Technical recovery is only half the battle. People need to know what to do, who to call, and how to communicate with clients, vendors, and employees during a disruption. Many BCDR plans fail not because the technology wasn’t ready, but because nobody knew who was supposed to make the decisions. Clear chains of command and pre-written communication templates save valuable time when every minute counts.

Compliance Adds Another Layer

For businesses operating under regulatory frameworks like NIST, DFARS, or HIPAA, disaster recovery isn’t optional. It’s a requirement. HIPAA’s Security Rule specifically mandates that covered entities have contingency plans, including data backup, disaster recovery, and emergency mode operation procedures. Government contractors working toward CMMC certification face similar expectations around protecting controlled unclassified information and maintaining system availability.

Failing to maintain adequate BCDR planning doesn’t just put data at risk. It can disqualify an organization from contracts, trigger audits, and result in significant penalties. Managed IT providers that specialize in compliance often help businesses align their disaster recovery plans with the specific frameworks they’re required to follow, which reduces the guesswork and helps avoid costly gaps.

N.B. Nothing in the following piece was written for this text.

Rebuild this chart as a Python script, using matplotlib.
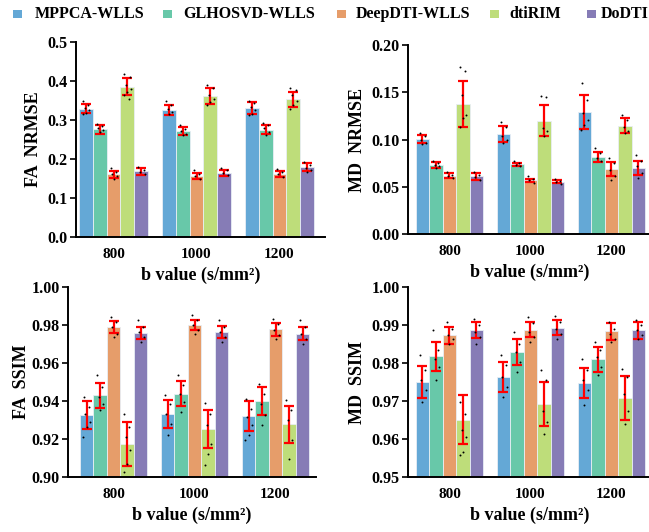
import numpy as np
import matplotlib
matplotlib.use("Agg")
import matplotlib.pyplot as plt
from matplotlib.patches import Rectangle

plt.rcParams["font.family"] = ["Liberation Serif", "DejaVu Serif"]
plt.rcParams["font.weight"] = "bold"

# Data
methods = ["MPPCA-WLLS", "GLHOSVD-WLLS", "DeepDTI-WLLS", "dtiRIM", "DoDTI"]
b_values = ["800", "1000", "1200"]
colors = ["#64A8D6", "#68C8A9", "#E69D6A", "#BEDD7A", "#867CB6"]

# rows: b value, cols: method
fa_nrmse_mean = [[0.329, 0.276, 0.161, 0.385, 0.168],
                 [0.326, 0.271, 0.156, 0.361, 0.165],
                 [0.331, 0.275, 0.162, 0.353, 0.179]]
fa_nrmse_sd = [[0.012, 0.011, 0.009, 0.022, 0.008],
               [0.012, 0.010, 0.008, 0.020, 0.008],
               [0.016, 0.012, 0.008, 0.020, 0.010]]
fa_nrmse_pts = [
    [[0.350, 0.338, 0.332, 0.325, 0.319, 0.316], [0.291, 0.285, 0.279, 0.274, 0.268],
     [0.177, 0.167, 0.161, 0.156, 0.150], [0.419, 0.410, 0.389, 0.380, 0.372, 0.363, 0.355],
     [0.179, 0.173, 0.167, 0.162]],
    [[0.348, 0.338, 0.329, 0.321, 0.315], [0.286, 0.278, 0.272, 0.265, 0.261],
     [0.171, 0.162, 0.156, 0.150], [0.389, 0.383, 0.363, 0.355, 0.346, 0.338],
     [0.178, 0.171, 0.164, 0.158]],
    [[0.350, 0.344, 0.333, 0.325, 0.316, 0.314], [0.292, 0.286, 0.279, 0.269, 0.262],
     [0.175, 0.167, 0.161, 0.154], [0.383, 0.376, 0.363, 0.350, 0.338, 0.327],
     [0.192, 0.184, 0.178, 0.171, 0.167]],
]

md_nrmse_mean = [[0.1004, 0.0732, 0.0616, 0.1377, 0.0609],
                 [0.1060, 0.0736, 0.0567, 0.1200, 0.0553],
                 [0.1290, 0.0820, 0.0687, 0.1148, 0.0697]]
md_nrmse_sd = [[0.0040, 0.0030, 0.0025, 0.0245, 0.0035],
               [0.0083, 0.0020, 0.0020, 0.0164, 0.0015],
               [0.0178, 0.0053, 0.0076, 0.0080, 0.0077]]
md_nrmse_pts = [
    [[0.1074, 0.1032, 0.0996, 0.0968, 0.0954], [0.0775, 0.0750, 0.0732, 0.0715, 0.0697],
     [0.0651, 0.0627, 0.0609, 0.0592], [0.177, 0.172, 0.147, 0.126, 0.1225, 0.1137],
     [0.0651, 0.0620, 0.0599, 0.0574]],
    [[0.118, 0.1137, 0.1032, 0.0996, 0.0961], [0.0768, 0.0750, 0.0732, 0.0715],
     [0.0609, 0.0585, 0.0567, 0.0539], [0.146, 0.1454, 0.112, 0.1085, 0.1039],
     [0.0581, 0.0563, 0.0546, 0.0532]],
    [[0.1595, 0.1419, 0.1278, 0.1208, 0.1155, 0.1102], [0.0908, 0.0856, 0.0803, 0.0768],
     [0.0803, 0.0750, 0.0680, 0.0609, 0.0574], [0.126, 0.1208, 0.1137, 0.1085, 0.1067],
     [0.0838, 0.0768, 0.0715, 0.0644, 0.0592]],
]

fa_ssim_mean = [[0.9325, 0.9430, 0.9790, 0.9174, 0.9760],
                [0.9333, 0.9439, 0.9800, 0.9251, 0.9765],
                [0.9319, 0.9400, 0.9777, 0.9277, 0.9754]]
fa_ssim_sd = [[0.0074, 0.0066, 0.0030, 0.0118, 0.0032],
              [0.0074, 0.0066, 0.0026, 0.0099, 0.0032],
              [0.0079, 0.0073, 0.0033, 0.0099, 0.0033]]
fa_ssim_pts = [
    [[0.9421, 0.9368, 0.9333, 0.9289, 0.9263, 0.9211], [0.9535, 0.9474, 0.9421, 0.9386, 0.9351],
     [0.9842, 0.9816, 0.9789, 0.9754, 0.9737], [0.9333, 0.9263, 0.9211, 0.9140, 0.9070, 0.9026],
     [0.9825, 0.9789, 0.9763, 0.9737, 0.9711]],
    [[0.9430, 0.9386, 0.9333, 0.9281, 0.9219], [0.9535, 0.9482, 0.9439, 0.9395, 0.9342],
     [0.9851, 0.9825, 0.9798, 0.9772, 0.9754], [0.9389, 0.9333, 0.9272, 0.9175, 0.9123, 0.9061],
     [0.9825, 0.9789, 0.9763, 0.9737, 0.9711]],
    [[0.9412, 0.9360, 0.9316, 0.9272, 0.9219, 0.9193], [0.9491, 0.9439, 0.9386, 0.9325, 0.9272],
     [0.9833, 0.9807, 0.9775, 0.9746, 0.9728], [0.9404, 0.9351, 0.9298, 0.9193, 0.9096],
     [0.9825, 0.9789, 0.9754, 0.9728, 0.9702]],
]

md_ssim_mean = [[0.9750, 0.9818, 0.9873, 0.9651, 0.9886],
                [0.9763, 0.9829, 0.9888, 0.9691, 0.9893],
                [0.9748, 0.9810, 0.9883, 0.9708, 0.9886]]
md_ssim_sd = [[0.0041, 0.0038, 0.0023, 0.0064, 0.0021],
              [0.0039, 0.0035, 0.0020, 0.0058, 0.0020],
              [0.0040, 0.0033, 0.0022, 0.0057, 0.0022]]
md_ssim_pts = [
    [[0.9820, 0.9781, 0.9754, 0.9728, 0.9697], [0.9886, 0.9833, 0.9811, 0.9789, 0.9754],
     [0.9908, 0.9890, 0.9873, 0.9864, 0.9851], [0.9697, 0.9667, 0.9623, 0.9605, 0.9566, 0.9557],
     [0.9917, 0.9899, 0.9882, 0.9868, 0.9851]],
    [[0.9820, 0.9794, 0.9763, 0.9737, 0.9711], [0.9882, 0.9851, 0.9829, 0.9803, 0.9776],
     [0.9921, 0.9904, 0.9882, 0.9868, 0.9855], [0.9781, 0.9754, 0.9675, 0.9645, 0.9614],
     [0.9925, 0.9908, 0.9890, 0.9877, 0.9864]],
    [[0.9811, 0.9781, 0.9754, 0.9728, 0.9689], [0.9855, 0.9833, 0.9816, 0.9789, 0.9768],
     [0.9908, 0.9890, 0.9877, 0.9864, 0.9855], [0.9785, 0.9763, 0.9719, 0.9675, 0.9640],
     [0.9912, 0.9899, 0.9886, 0.9873, 0.9864]],
]

# -----------------------------
fig = plt.figure(figsize=(6.49, 5.32), dpi=100)
W, H = 649, 532


def px_axes(left, right, top, bottom):
    return fig.add_axes([left / W, 1 - bottom / H, (right - left) / W, (bottom - top) / H])


def draw_panel(ax, means, sds, pts, ylabel, ylim, yticks, fmt, xlim):
    w = 1 / 6
    x = np.arange(len(b_values))
    means = np.array(means)
    sds = np.array(sds)
    jitter = [-0.035, 0.03, -0.015, 0.04, 0.0, -0.04, 0.02]
    for j in range(len(methods)):
        xs = x + (j - 2) * w
        ax.bar(xs, means[:, j] - ylim[0], w, bottom=ylim[0], color=colors[j],
               edgecolor="#E8EEF5", linewidth=0.6, zorder=2)
        for i in range(len(b_values)):
            p = pts[i][j]
            ax.scatter(xs[i] + np.array(jitter[:len(p)]), p, s=2, color="black",
                       zorder=4, linewidths=0)
        ax.errorbar(xs, means[:, j], yerr=sds[:, j], fmt="none", ecolor="#FF0000",
                    elinewidth=1.6, capsize=3.5, capthick=1.6, zorder=3)
    ax.set_xlim(*xlim)
    ax.set_ylim(*ylim)
    ax.set_xticks(x)
    ax.set_xticklabels(b_values, fontsize=11, fontweight="bold")
    ax.set_yticks(yticks)
    ax.set_yticklabels([fmt.format(t) for t in yticks], fontsize=11.5, fontweight="bold")
    ax.tick_params(axis="y", direction="out", length=4, width=1.2, pad=2)
    ax.tick_params(axis="x", length=0, pad=8)
    for s in ["top", "right"]:
        ax.spines[s].set_visible(False)
    for s in ["left", "bottom"]:
        ax.spines[s].set_linewidth(1.4)
    ax.set_ylabel(ylabel, fontsize=13, fontweight="bold")
    ax.set_xlabel("b value (s/mm²)", fontsize=13, fontweight="bold", labelpad=4)


ax1 = px_axes(76, 325, 42, 237)
draw_panel(ax1, fa_nrmse_mean, fa_nrmse_sd, fa_nrmse_pts, "FA  NRMSE",
           (0, 0.5), np.arange(0, 0.51, 0.1), "{:.1f}", (-0.452, 2.548))

ax2 = px_axes(408, 652, 45, 234)
draw_panel(ax2, md_nrmse_mean, md_nrmse_sd, md_nrmse_pts, "MD  NRMSE",
           (0, 0.20), np.arange(0, 0.201, 0.05), "{:.2f}", (-0.512, 2.5))

ax3 = px_axes(68, 316, 287, 477)
draw_panel(ax3, fa_ssim_mean, fa_ssim_sd, fa_ssim_pts, "FA  SSIM",
           (0.90, 1.00), np.arange(0.90, 1.001, 0.02), "{:.2f}", (-0.562, 2.5))
ax3.yaxis.labelpad = 1

ax4 = px_axes(408, 652, 287, 477)
draw_panel(ax4, md_ssim_mean, md_ssim_sd, md_ssim_pts, "MD  SSIM",
           (0.95, 1.00), np.arange(0.95, 1.001, 0.01), "{:.2f}", (-0.512, 2.5))

# legend row at the top
leg_sq = [13, 163, 337, 490, 587]
leg_tx = [35, 183, 356, 509, 601]
for xs, xt, c, m in zip(leg_sq, leg_tx, colors, methods):
    fig.patches.append(Rectangle((xs / W, 1 - 18 / H), 8.5 / W, 8.5 / H, facecolor=c,
                                 edgecolor="none", transform=fig.transFigure))
    fig.text(xt / W, 1 - 14 / H, m, fontsize=11.5, fontweight="bold", va="center", ha="left")

fig.savefig("out.png", dpi=100)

Testing Is Where Most Plans Fall Apart

Having a plan on paper is a start. But the organizations that actually recover well from disruptions are the ones that test regularly. Tabletop exercises, where teams walk through disaster scenarios and discuss their responses, are a low-cost way to find weak spots. Full-scale simulations, where systems are actually failed over and restored, provide a much more realistic picture of readiness.

Many IT professionals recommend testing disaster recovery plans at least twice a year and after any major infrastructure change. A plan written three years ago for an on-premises server environment won’t work if the company has since migrated half its workloads to the cloud. Plans need to evolve as the business evolves.

Cloud and Hybrid Approaches Are Changing the Game

Traditional disaster recovery used to mean maintaining a secondary physical site with duplicate hardware. That was expensive, and only large enterprises could justify the cost. Cloud-based disaster recovery has changed the math entirely. Businesses can now replicate critical systems to cloud environments and spin them up on demand, paying only for what they use during normal operations.

Hybrid approaches, where some systems stay on-premises while others fail over to the cloud, give organizations flexibility without forcing an all-or-nothing migration. For companies in the Long Island, New York City, Connecticut, and New Jersey area, where commercial real estate and data center space come at a premium, cloud DR can be a particularly practical option.

Getting Started Without Getting Overwhelmed

The biggest barrier to BCDR planning isn’t usually budget or technology. It’s inertia. The process can feel overwhelming, especially for small and mid-sized businesses that don’t have dedicated IT departments. But it doesn’t have to be an all-at-once project.

Starting with the basics makes a real difference. Identify the most critical systems. Set up verified, encrypted backups. Document who does what if something goes down. Even a simple, well-communicated plan beats a sophisticated one that nobody’s read.

From there, organizations can layer in more advanced capabilities over time. Automated failover, real-time replication, regular testing cycles, and integration with compliance requirements can all be added incrementally. Many businesses find that partnering with a managed IT provider helps accelerate this process, since those firms have built and tested these plans across many different environments and industries.

The goal isn’t perfection on day one. It’s making sure that when something goes wrong, and eventually something will, the business is ready to respond instead of react.